The Non-Classical Nature of America's Classical Music
Noted jazz historian James Lincoln Collier, similar to Burns and Sales presented his views in a monograph published by the Institute for Studies in American Music titled The Reception of Jazz in America. Subtitled, “a new view,” Collier refutes numerous “myths” that plague the public history of jazz. Collier presents the notions: that Americans appreciated jazz before the Europeans (p. 67); that racial tensions were bad in twentieth century America, but not as bad as they were perceived (p.3); and that things were not much better over in Europe (since numerous musicians were leaving the US in route to Europe) (p.52), amongst other claims. Different from Burns and Sales, Collier goes through great strides to prove his claims using a host of resources and great amount of time and energy, yet too, his scholarship is based on a few false assumptions.
Even though this was not an attempt to present a thorough review of these documented perspectives, it is an attempt to expose a rather disturbing trend in jazz historiography. Burns, Sales and Collier, in their own individual ways setout to present jazz as a serious art form. Their collective notion of jazz as a once “primitive” music from the impoverished Black community and now national treasure is absurd. This notion suggests that prior to jazz’s national acceptance the music was not taken seriously. The misanalysis (or lack of analysis) of African American culture not only leads to this false notion, but it also adds to the misunderstanding of jazz as a form of entertainment. Unbenounced to many, jazz is a functional music with the primary purpose of expression and communication. Entertainment is a distant third. It is this same misunderstanding that misleads scholars to speak of the spirituals and slave songs as music that helped the slaves to be happy while under the oppressive system of slavery in the United States. Scholars girded with an understanding of African American culture have since revealed that these songs served to not only give slaves a voice against slavery but also allow for communication with one another. It is from this same tradition that blues, jazz, rhythm ‘n’ blues, early rock ‘n’ roll and hip hop have evolved. These music forms are all examples of folk music (whether they are labeled as popular or “classical”). These music forms deal with the needs, concerns, feelings, emotions, desires, challenges and struggles of the people who create them. Music is their voice.

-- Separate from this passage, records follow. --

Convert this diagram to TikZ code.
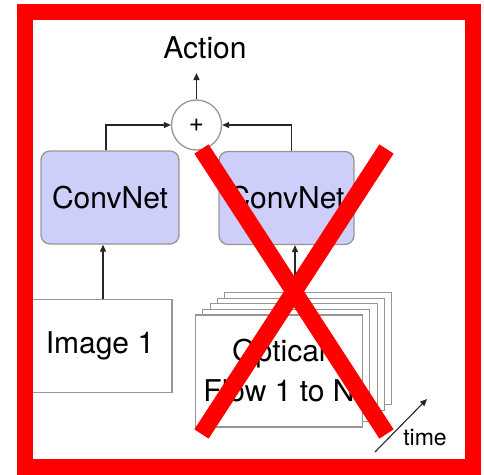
\documentclass[tikz,border=0pt]{standalone}
\usepackage{fontspec}
\setmainfont{TeX Gyre Heros}
\usepackage{tikz}
\usetikzlibrary{arrows.meta,positioning,calc}
\definecolor{netfill}{RGB}{205,207,250}
\definecolor{boxgray}{RGB}{150,150,150}
\definecolor{crossred}{RGB}{255,0,0}
\tikzset{
  bigtext/.style={font=\fontsize{30}{40}\selectfont},
  netbox/.style={
    draw=boxgray,fill=netfill,rounded corners=9pt,line width=1.3pt,
    minimum width=138pt,minimum height=93pt,inner sep=0pt,bigtext
  },
  inputbox/.style={
    draw=boxgray,fill=white,line width=1.2pt,align=center,
    minimum height=93pt,inner sep=0pt,bigtext
  },
  sumnode/.style={
    circle,draw=boxgray,fill=white,line width=1.3pt,minimum size=50pt,
    inner sep=0pt,font=\fontsize{26}{26}\selectfont
  },
  sigarrow/.style={-{Triangle[length=7pt,width=6pt]},line width=1.1pt,draw=black!85},
  crossline/.style={draw=crossred,line width=17pt},
  redframe/.style={draw=crossred,line width=16pt}
}
\begin{document}
\begin{tikzpicture}[x=1pt,y=-1pt]
  \useasboundingbox (0,0) rectangle (484,474);
  % outputs
  \node[bigtext] (action) at (205,48) {Action};
  \node[sumnode] (sum) at (196.5,125) {+};
  \coordinate (actin) at (196.5,73);
  % two streams
  \node[netbox] (netL) at (110,197.5) {ConvNet};
  \node[netbox,minimum width=135pt] (netR) at (286.5,198) {ConvNet};
  \node[inputbox,minimum width=144pt] (img) at (100,346) {Image 1};
  \foreach \k in {4,...,1}
    \node[inputbox,minimum width=167pt,minimum height=112pt,line width=1.1pt]
      (flow\k) at ($(279,371)+(7.3*\k,-5.6*\k)$) {};
  \node[inputbox,minimum width=167pt,minimum height=112pt,line width=1.1pt]
    (flow) at (279,371) {Optical\\Flow 1 to N};
  % connectors
  \draw[sigarrow] (sum.north) -- (actin);
  \draw[sigarrow] ([xshift=-4pt]netL.north) |- (sum.west);
  \draw[sigarrow] ([xshift=5pt]netR.north) |- (sum.east);
  \draw[sigarrow] ([xshift=-7pt]netL.south |- img.north) -- ([xshift=-7pt]netL.south);
  \draw[sigarrow] ([xshift=8.5pt]netR.south |- flow4.north) -- ([xshift=8.5pt]netR.south);
  % time axis
  \coordinate (t0) at (375,452);
  \coordinate (t1) at (427,399);
  \draw[sigarrow] (t0) -- (t1);
  \node[font=\fontsize{23}{23}\selectfont] (timelbl) at (425,438) {time};
  % red frame and cross
  \draw[redframe] (25.3,12) rectangle (472.5,467.3);
  \coordinate (xa) at (201.5,149);
  \coordinate (xb) at (386.5,434);
  \coordinate (xc) at (386.5,149);
  \coordinate (xd) at (201.5,434);
  \draw[crossline] (xa) -- (xb);
  \draw[crossline] (xc) -- (xd);
\end{tikzpicture}
\end{document}
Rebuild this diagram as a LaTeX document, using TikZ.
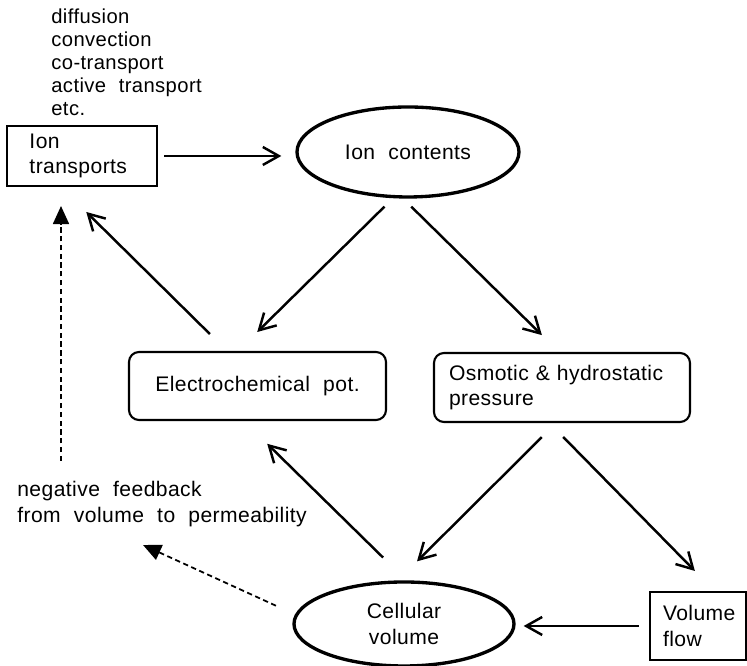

There is nothing classical about jazz. Classical implies static, non-changing; a relic frozen in time. Jazz has never been static, non-changing or frozen. Through the history of the last century, jazz has mutated, transformed and morphed to speak to and respond to the changing dynamic of society. As the political, social, economic, religious and cultural landscape has changed so has jazz. Jazz is a living music created, performed and maintained by living people. It is the epitome of a folk music if there ever was such a thing. Besides, what makes jazz attractive to so many people around the world is not only the artistic combination of improvisation, rich harmony, syncopated rhythms and all of the other things that make jazz what it is; but also the way jazz speaks to people in distress and how it responds to oppression. Similar to blues before and hip hop after, what might appear as a unique system of entertainment is actually a very functional system of expression and communication rooted in the African American experience in the United States. An experience plagued with constant bouts with injustice, discrimination and a host of other forms of oppression.